INFORMATION SHOWN:
⁂
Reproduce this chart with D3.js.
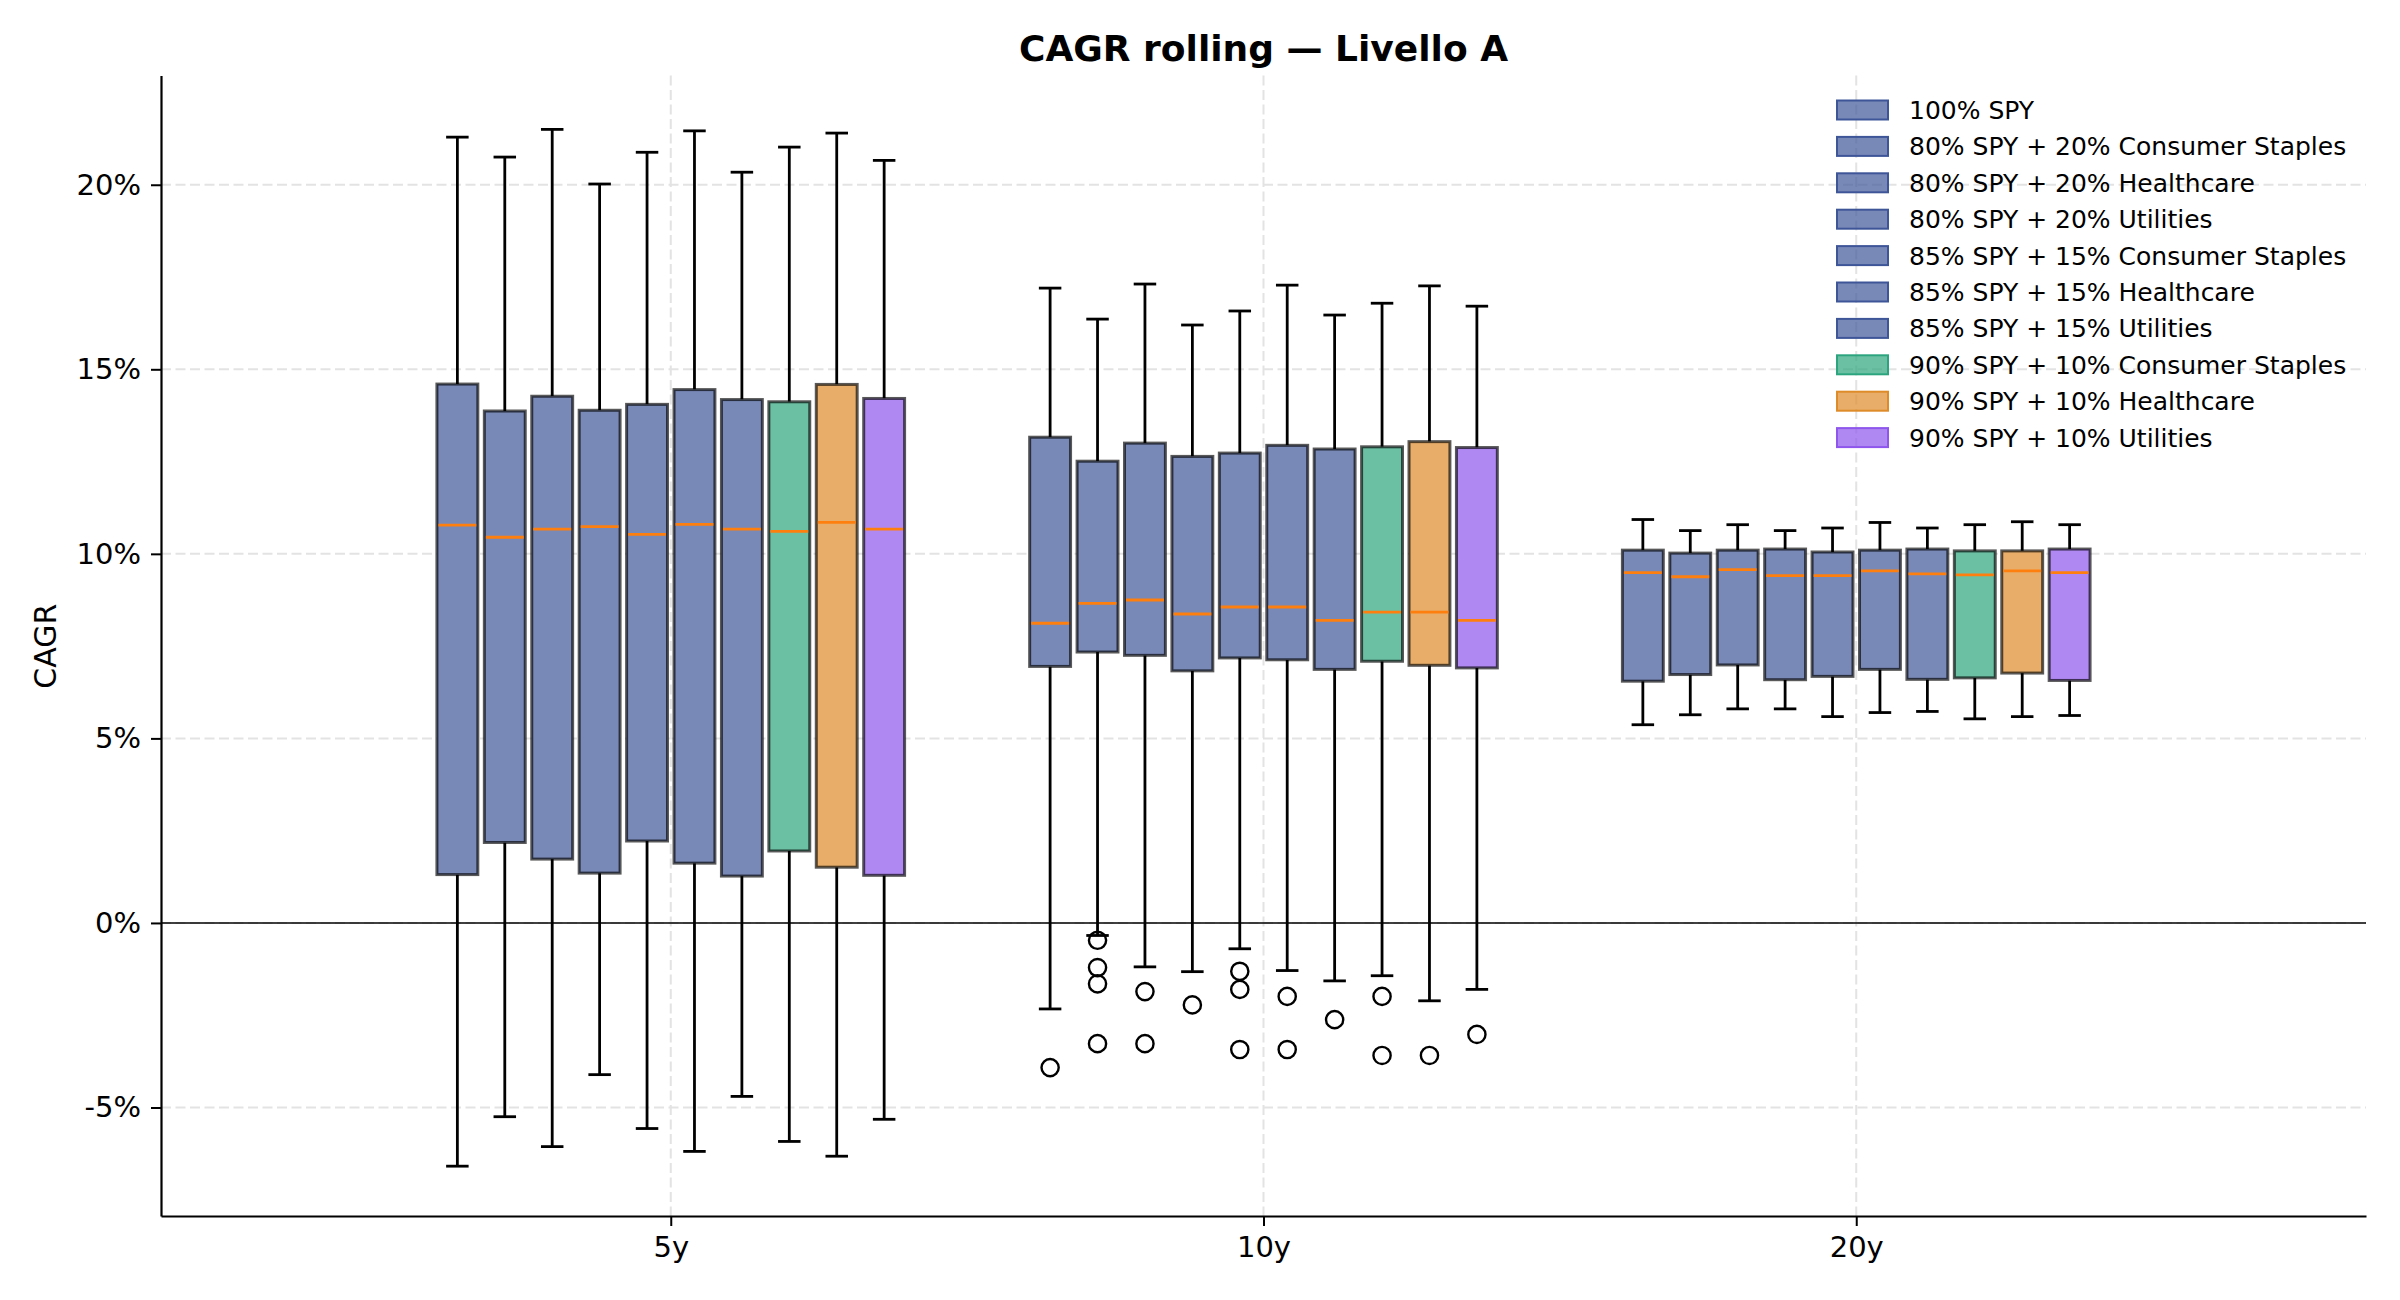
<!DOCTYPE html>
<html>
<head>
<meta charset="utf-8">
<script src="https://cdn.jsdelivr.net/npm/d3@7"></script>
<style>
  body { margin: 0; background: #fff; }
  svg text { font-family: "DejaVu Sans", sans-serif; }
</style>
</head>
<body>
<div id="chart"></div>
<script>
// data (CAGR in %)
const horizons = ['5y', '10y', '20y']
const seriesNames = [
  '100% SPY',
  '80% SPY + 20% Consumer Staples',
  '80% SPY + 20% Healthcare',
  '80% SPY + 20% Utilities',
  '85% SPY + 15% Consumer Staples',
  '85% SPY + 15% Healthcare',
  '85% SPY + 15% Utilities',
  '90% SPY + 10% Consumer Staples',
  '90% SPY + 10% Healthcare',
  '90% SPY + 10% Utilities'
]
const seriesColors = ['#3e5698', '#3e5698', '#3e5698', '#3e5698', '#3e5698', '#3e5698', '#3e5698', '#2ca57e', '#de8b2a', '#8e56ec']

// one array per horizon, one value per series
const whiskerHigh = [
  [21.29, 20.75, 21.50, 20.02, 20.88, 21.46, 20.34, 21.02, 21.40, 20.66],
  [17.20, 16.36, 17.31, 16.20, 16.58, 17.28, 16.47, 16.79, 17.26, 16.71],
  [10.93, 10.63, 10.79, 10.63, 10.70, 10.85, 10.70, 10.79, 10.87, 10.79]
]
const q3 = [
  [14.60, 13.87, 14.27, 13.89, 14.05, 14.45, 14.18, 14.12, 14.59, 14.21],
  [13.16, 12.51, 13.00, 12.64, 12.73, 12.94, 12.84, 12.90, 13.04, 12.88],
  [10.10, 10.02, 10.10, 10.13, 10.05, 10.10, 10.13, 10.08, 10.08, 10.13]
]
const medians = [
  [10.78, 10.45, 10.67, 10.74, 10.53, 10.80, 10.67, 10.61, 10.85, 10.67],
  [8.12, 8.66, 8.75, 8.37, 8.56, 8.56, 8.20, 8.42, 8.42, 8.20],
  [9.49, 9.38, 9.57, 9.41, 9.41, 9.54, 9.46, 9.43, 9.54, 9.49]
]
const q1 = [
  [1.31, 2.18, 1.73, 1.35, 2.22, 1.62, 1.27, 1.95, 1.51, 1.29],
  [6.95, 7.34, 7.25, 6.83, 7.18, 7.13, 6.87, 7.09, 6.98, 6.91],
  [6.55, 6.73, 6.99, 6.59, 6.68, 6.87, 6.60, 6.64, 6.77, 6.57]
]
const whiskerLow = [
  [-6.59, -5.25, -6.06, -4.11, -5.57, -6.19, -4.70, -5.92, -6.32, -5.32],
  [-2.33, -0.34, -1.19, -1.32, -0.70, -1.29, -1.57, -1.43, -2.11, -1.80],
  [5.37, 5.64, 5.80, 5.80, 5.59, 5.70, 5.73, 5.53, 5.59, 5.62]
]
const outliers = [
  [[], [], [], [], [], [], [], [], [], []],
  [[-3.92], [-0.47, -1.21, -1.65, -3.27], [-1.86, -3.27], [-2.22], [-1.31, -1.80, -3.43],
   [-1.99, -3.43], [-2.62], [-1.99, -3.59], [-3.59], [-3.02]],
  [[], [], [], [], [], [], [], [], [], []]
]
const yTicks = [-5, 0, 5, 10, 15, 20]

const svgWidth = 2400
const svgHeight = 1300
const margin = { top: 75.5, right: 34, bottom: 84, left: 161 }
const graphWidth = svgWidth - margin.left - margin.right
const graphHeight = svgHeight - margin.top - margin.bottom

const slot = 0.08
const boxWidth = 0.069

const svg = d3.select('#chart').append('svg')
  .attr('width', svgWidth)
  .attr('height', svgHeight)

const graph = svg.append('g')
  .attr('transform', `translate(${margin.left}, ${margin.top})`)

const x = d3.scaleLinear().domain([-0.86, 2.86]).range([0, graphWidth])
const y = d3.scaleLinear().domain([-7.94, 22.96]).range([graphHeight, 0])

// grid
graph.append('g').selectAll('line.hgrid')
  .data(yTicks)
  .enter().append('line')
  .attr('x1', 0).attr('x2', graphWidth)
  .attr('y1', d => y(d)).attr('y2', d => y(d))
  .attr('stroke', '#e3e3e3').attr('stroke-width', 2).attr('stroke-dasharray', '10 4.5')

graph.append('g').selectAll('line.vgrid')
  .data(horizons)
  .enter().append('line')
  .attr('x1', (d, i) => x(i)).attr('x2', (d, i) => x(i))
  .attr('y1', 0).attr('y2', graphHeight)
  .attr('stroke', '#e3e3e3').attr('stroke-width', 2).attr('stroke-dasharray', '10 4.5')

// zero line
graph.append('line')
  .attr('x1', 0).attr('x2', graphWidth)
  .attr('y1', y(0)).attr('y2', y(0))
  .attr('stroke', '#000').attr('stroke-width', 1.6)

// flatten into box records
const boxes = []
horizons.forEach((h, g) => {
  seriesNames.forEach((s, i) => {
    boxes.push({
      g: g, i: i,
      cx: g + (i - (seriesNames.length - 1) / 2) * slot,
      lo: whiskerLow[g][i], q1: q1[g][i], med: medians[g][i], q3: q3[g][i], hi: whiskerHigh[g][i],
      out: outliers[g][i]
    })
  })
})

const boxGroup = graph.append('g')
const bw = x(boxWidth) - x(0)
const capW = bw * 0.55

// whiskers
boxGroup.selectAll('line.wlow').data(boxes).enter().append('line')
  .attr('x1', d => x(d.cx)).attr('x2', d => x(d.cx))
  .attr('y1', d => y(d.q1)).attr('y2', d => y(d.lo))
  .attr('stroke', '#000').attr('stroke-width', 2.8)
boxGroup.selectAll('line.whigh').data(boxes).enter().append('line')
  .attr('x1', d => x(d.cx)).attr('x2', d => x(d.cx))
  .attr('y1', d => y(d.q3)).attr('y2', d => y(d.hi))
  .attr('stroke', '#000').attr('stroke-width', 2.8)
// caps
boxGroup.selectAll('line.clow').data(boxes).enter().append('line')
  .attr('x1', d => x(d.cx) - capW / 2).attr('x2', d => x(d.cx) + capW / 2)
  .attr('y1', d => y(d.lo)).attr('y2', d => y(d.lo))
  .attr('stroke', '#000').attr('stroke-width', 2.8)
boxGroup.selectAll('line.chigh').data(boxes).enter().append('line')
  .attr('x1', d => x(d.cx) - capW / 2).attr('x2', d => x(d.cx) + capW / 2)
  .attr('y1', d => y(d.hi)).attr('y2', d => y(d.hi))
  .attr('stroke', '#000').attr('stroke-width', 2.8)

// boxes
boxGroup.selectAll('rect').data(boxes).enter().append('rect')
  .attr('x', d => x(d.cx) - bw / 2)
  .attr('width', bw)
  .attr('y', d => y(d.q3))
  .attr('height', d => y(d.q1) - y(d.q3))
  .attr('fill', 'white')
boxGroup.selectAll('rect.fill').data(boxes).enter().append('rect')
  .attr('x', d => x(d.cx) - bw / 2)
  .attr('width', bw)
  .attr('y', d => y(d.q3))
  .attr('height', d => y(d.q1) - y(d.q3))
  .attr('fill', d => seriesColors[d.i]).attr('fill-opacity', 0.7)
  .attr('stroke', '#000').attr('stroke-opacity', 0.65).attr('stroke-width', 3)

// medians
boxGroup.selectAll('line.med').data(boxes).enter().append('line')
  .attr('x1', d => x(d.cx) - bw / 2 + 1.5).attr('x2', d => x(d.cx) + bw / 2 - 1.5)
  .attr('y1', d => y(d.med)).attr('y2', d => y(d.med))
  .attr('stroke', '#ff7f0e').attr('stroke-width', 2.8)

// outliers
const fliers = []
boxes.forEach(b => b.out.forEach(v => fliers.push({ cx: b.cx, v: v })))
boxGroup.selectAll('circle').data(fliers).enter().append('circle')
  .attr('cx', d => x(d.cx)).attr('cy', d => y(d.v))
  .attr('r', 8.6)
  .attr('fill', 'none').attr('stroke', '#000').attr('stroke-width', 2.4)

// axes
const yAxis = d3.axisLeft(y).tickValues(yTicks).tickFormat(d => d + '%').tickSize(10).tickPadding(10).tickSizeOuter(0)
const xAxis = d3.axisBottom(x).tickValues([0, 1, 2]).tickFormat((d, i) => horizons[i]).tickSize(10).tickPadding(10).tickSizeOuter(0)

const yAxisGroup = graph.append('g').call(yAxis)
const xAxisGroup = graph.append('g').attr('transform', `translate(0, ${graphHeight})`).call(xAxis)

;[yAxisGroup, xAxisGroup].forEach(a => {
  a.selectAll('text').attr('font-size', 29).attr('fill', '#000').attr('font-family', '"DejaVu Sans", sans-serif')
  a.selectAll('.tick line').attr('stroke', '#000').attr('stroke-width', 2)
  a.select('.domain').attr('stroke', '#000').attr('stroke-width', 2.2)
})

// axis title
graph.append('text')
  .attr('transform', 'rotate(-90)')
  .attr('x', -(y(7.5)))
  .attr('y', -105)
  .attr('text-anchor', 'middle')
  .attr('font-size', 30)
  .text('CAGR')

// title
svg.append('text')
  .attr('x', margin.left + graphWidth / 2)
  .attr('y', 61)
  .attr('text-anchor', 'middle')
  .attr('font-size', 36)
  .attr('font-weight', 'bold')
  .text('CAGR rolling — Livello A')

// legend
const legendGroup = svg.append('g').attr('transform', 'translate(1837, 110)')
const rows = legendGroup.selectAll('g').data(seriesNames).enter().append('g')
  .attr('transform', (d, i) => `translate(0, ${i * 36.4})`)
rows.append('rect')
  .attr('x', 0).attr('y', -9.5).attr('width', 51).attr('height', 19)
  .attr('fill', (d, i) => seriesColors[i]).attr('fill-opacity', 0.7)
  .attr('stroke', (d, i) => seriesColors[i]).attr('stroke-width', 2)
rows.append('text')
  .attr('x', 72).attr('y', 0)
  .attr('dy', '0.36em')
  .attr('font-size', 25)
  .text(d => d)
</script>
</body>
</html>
⁂
Pick out every line above that holds the word "chart" and copy it.

Reproduce this chart with D3.js.
<div id="chart"></div>
const svg = d3.select('#chart').append('svg')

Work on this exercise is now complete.